▶ _EXERCISE DETAILS_
All of the lines below are to be transcribed faithfully, with pictures excluded from the copy.

▶ _DATA EXCERPT_
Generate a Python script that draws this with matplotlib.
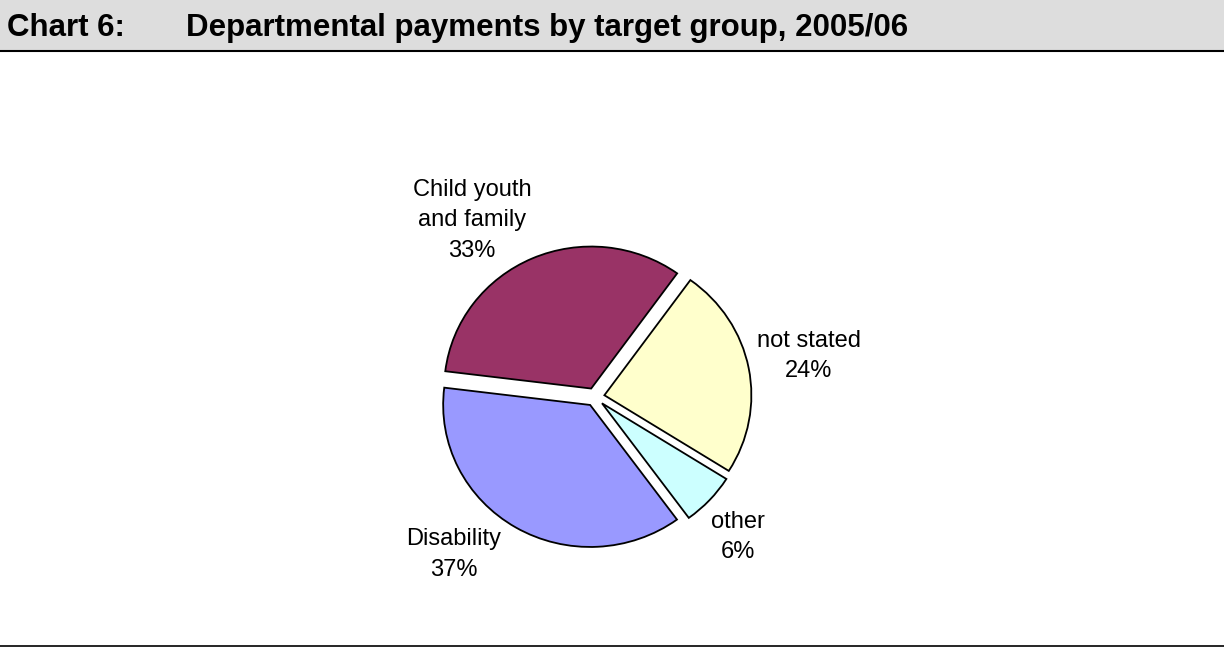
import matplotlib
matplotlib.use('Agg')
import matplotlib.pyplot as plt
import numpy as np
from matplotlib.patches import Rectangle
from matplotlib.lines import Line2D

plt.rcParams['font.family'] = ['Liberation Sans', 'DejaVu Sans']

# Data
groups = ['Child youth\nand family', 'not stated', 'other', 'Disability']
shares = [33, 24, 6, 37]
colours = ['#993366', '#FFFFCC', '#CCFFFF', '#9999FF']

W, H = 1224, 647
fig = plt.figure(figsize=(W / 100, H / 100), dpi=100)

# Header band with title and rule
fig.patches.append(Rectangle((0, 1 - 50 / H), 1, 50 / H, transform=fig.transFigure,
                             facecolor='#DDDDDD', edgecolor='none', zorder=0))
fig.lines.append(Line2D([0, 1], [1 - 51 / H, 1 - 51 / H], transform=fig.transFigure,
                        color='black', linewidth=1.5))
fig.lines.append(Line2D([0, 1], [1 - 645.5 / H, 1 - 645.5 / H], transform=fig.transFigure,
                        color='black', linewidth=1.2))
fig.text(7 / W, 1 - 36 / H, 'Chart 6:', fontsize=22.5, fontweight='bold', va='baseline')
fig.text(186 / W, 1 - 36 / H, 'Departmental payments by target group, 2005/06',
         fontsize=22.5, fontweight='bold', va='baseline')

# Pie axes: centre at (595, 397) px, radius ~147 px wide, ~142 px tall
cx, cy, rx, ry = 595, 397, 147, 142
ax = fig.add_axes([(cx - 1.5 * rx) / W, (H - cy - 1.5 * ry) / H, 3 * rx / W, 3 * ry / H])

wedges, _ = ax.pie(shares, colors=colours, startangle=173, counterclock=False,
                   explode=[0.065] * 4,
                   wedgeprops=dict(edgecolor='black', linewidth=1.3))
ax.set_aspect('auto')
ax.set_xlim(-1.5, 1.5)
ax.set_ylim(-1.5, 1.5)
ax.axis('off')

# Label placement: angle shift from wedge middle and distance from centre
label_shift = [10.3, 0.2, -2.4, -10.5]
label_dist = [1.50, 1.483, 1.385, 1.467]
for w, g, s, sh, d in zip(wedges, groups, shares, label_shift, label_dist):
    ang = np.deg2rad((w.theta1 + w.theta2) / 2 + sh)
    ax.text(d * np.cos(ang), d * np.sin(ang), f'{g}\n{s}%', ha='center', va='center',
            fontsize=17, linespacing=1.5, clip_on=False)

fig.savefig('out.png', dpi=100)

▶ _TASK SOLUTION_
Generate a Python script that draws this with matplotlib.
import matplotlib
matplotlib.use('Agg')
import matplotlib.pyplot as plt
import numpy as np
from matplotlib.patches import Rectangle
from matplotlib.lines import Line2D

plt.rcParams['font.family'] = ['Liberation Sans', 'DejaVu Sans']

# Data
groups = ['Child youth\nand family', 'not stated', 'other', 'Disability']
shares = [33, 24, 6, 37]
colours = ['#993366', '#FFFFCC', '#CCFFFF', '#9999FF']

W, H = 1224, 647
fig = plt.figure(figsize=(W / 100, H / 100), dpi=100)

# Header band with title and rule
fig.patches.append(Rectangle((0, 1 - 50 / H), 1, 50 / H, transform=fig.transFigure,
                             facecolor='#DDDDDD', edgecolor='none', zorder=0))
fig.lines.append(Line2D([0, 1], [1 - 51 / H, 1 - 51 / H], transform=fig.transFigure,
                        color='black', linewidth=1.5))
fig.lines.append(Line2D([0, 1], [1 - 645.5 / H, 1 - 645.5 / H], transform=fig.transFigure,
                        color='black', linewidth=1.2))
fig.text(7 / W, 1 - 36 / H, 'Chart 6:', fontsize=22.5, fontweight='bold', va='baseline')
fig.text(186 / W, 1 - 36 / H, 'Departmental payments by target group, 2005/06',
         fontsize=22.5, fontweight='bold', va='baseline')

# Pie axes: centre at (595, 397) px, radius ~147 px wide, ~142 px tall
cx, cy, rx, ry = 595, 397, 147, 142
ax = fig.add_axes([(cx - 1.5 * rx) / W, (H - cy - 1.5 * ry) / H, 3 * rx / W, 3 * ry / H])

wedges, _ = ax.pie(shares, colors=colours, startangle=173, counterclock=False,
                   explode=[0.065] * 4,
                   wedgeprops=dict(edgecolor='black', linewidth=1.3))
ax.set_aspect('auto')
ax.set_xlim(-1.5, 1.5)
ax.set_ylim(-1.5, 1.5)
ax.axis('off')

# Label placement: angle shift from wedge middle and distance from centre
label_shift = [10.3, 0.2, -2.4, -10.5]
label_dist = [1.50, 1.483, 1.385, 1.467]
for w, g, s, sh, d in zip(wedges, groups, shares, label_shift, label_dist):
    ang = np.deg2rad((w.theta1 + w.theta2) / 2 + sh)
    ax.text(d * np.cos(ang), d * np.sin(ang), f'{g}\n{s}%', ha='center', va='center',
            fontsize=17, linespacing=1.5, clip_on=False)

fig.savefig('out.png', dpi=100)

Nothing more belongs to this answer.